Task requirements —
Only the lines from the start of the data through the one containing "import plotly.graph_objects as go" belong in your answer; return them exactly.

Recorded data —
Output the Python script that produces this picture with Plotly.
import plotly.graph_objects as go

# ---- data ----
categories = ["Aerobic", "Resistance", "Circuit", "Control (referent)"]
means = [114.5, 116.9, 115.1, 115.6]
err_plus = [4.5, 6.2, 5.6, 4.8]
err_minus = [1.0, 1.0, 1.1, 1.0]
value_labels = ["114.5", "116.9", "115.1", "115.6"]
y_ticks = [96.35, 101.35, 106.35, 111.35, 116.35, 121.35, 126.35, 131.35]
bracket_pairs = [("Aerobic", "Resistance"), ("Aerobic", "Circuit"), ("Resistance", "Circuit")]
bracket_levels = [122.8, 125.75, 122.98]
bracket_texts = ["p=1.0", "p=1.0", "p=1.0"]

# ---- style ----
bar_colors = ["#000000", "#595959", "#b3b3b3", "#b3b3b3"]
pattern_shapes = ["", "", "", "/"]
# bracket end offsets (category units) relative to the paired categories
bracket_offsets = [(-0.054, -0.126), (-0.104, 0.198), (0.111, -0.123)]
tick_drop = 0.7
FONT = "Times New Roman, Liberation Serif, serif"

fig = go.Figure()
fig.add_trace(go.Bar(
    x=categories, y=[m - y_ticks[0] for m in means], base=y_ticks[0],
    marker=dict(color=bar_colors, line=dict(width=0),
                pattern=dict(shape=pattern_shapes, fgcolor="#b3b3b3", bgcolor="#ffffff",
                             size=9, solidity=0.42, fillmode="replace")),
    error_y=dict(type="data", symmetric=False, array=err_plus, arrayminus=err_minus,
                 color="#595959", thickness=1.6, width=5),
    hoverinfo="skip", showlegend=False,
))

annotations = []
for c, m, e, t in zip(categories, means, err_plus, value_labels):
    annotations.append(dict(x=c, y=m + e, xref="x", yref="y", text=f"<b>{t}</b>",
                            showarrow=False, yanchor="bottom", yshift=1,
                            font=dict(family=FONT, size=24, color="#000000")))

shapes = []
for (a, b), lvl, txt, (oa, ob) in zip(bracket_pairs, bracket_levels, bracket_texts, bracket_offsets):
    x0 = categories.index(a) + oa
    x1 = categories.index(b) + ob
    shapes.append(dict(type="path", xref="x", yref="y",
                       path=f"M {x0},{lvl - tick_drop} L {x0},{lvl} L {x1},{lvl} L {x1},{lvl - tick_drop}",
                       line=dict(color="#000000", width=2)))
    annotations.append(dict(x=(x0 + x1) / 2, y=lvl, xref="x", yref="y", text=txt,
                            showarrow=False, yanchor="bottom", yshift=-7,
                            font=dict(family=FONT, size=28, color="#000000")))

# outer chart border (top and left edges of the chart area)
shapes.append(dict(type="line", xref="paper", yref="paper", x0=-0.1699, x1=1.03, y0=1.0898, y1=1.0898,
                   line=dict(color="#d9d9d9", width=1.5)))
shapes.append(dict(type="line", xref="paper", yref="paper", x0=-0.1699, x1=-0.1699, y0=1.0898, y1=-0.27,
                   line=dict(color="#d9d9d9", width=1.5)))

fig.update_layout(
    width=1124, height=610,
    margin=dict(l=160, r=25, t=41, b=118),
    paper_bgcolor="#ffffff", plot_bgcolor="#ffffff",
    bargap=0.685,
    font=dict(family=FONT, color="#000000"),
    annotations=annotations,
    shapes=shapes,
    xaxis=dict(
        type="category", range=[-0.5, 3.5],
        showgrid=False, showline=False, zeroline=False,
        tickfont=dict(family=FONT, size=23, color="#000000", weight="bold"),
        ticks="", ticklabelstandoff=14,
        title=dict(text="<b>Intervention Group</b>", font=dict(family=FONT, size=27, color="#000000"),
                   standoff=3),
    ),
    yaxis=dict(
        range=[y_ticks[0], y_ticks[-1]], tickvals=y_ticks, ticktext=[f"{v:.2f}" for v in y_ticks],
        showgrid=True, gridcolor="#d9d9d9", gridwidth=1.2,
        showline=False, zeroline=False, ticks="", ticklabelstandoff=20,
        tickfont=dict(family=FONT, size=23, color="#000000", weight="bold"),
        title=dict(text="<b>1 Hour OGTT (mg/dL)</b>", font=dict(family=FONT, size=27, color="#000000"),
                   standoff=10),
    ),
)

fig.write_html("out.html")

Written reply —
Output the Python script that produces this picture with Plotly.
import plotly.graph_objects as go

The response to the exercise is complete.